March 26, 2010
9th Anniversary- Celebration or sober self-reflection?


The governing Unity Labour Party (ULP) will this Sunday celebrate the 9th anniversary of its accession to office with the holding of a mass rally at Rabacca. The occasion will have much more than 9th anniversary significance to the ULP for in normal circumstances, the tenth year, not the ninth, would be the cause of a big slash. But these are not normal times in St. Vincent and the Grenadines, not where politics is concerned.{{more}} The intense rivalry between both Parliamentary parties has resulted in the country being almost in a permanent state of election mode. Additionally, this will be the ULP’s last victory celebrations before the next general elections, constitutionally due before the 10th anniversary date comes around.

Given the intense political rivalry between the contending political forces, there will be much interest in the conduct and success of Sunday’s proceedings, not just from a numbers perspective, but moreso from the non-numerical factors – mood of crowd, body language, crowd response, intensity – all the factors which count in an electoral contest. The defeat of the government-initiated 2009 Constitution in last November’s referendum has heightened speculation as to the outcome of the next elections, and the ULP, much on the defensive of late, will be keen to once more seize the initiative. Sunday’s gathering will be looked upon as a rallying-point for the faithful, a catalyst for regaining lost fortunes.

The choice of the venue is also indicative of the priorities of the current administration and the ULP. Strong rural support provided the basis of the ULP’s successes in both 2001 and 2005. The north-eastern area and the conditions of life of the indigenous people who inhabit much of its northern extremities have been prominent in the plans and programmes of the ULP. The Rabacca Bridge over the Dry River, once considered, quite incorrectly, an unlikely if not impossible project, has huge symbolic importance, and there is no doubt that the party in office will make full use of it.

For the country as a whole, the 9th anniversary ought to be one of stock-taking.
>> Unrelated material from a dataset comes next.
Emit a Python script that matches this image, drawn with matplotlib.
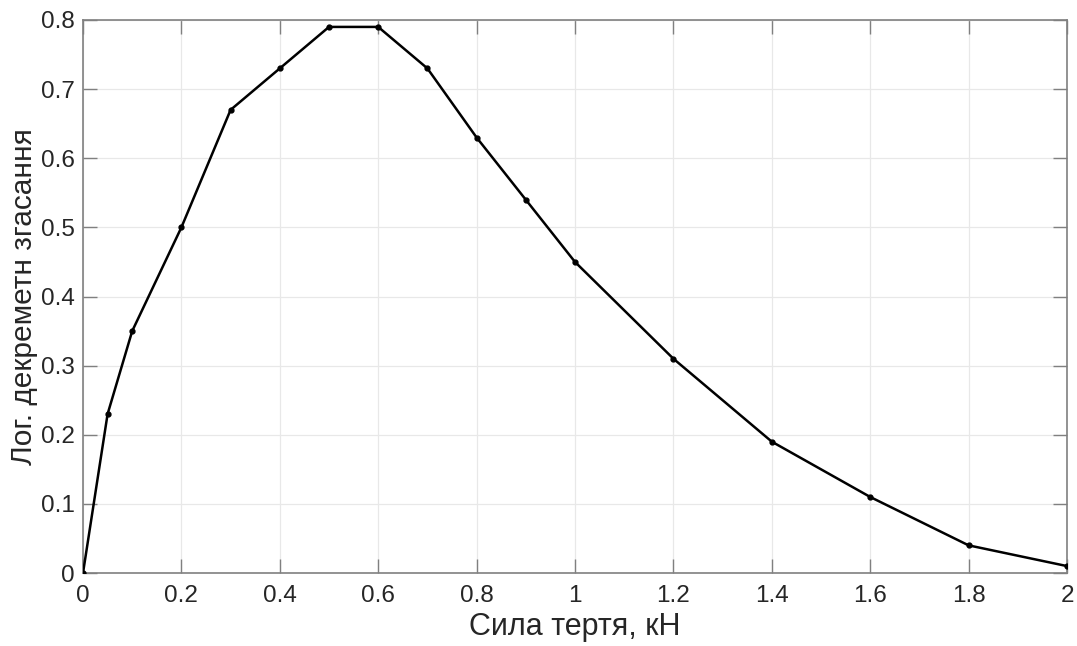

The ULP has suffered political setbacks over the past few months, but if truth be told, it has quite an impressive record of achievement over its two terms. It can boast of major social accomplishments, particularly in housing, health and, especially, education. The recently completed Country Poverty Assessment reveals a reduction of not only the level of poverty but significantly, a big drop in the level of the poorest, the indigent poor, from 25% to just under 3%.

Yet the ULP would be foolish to think that this will amount to an automatic re-election. A combination of difficult economic circumstances internationally and failure on the part of many representatives to connect with the people and be seen as trying to meet their needs have resulted in much disillusionment. The sometimes confrontational style of the Prime Minister and the messy handling of some issues have spawned disenchantment and a sapping of confidence in the administration. So it is not simply celebration which must be on the cards, but sober reflection, self-criticism, and humility as well. Is the ULP up to it?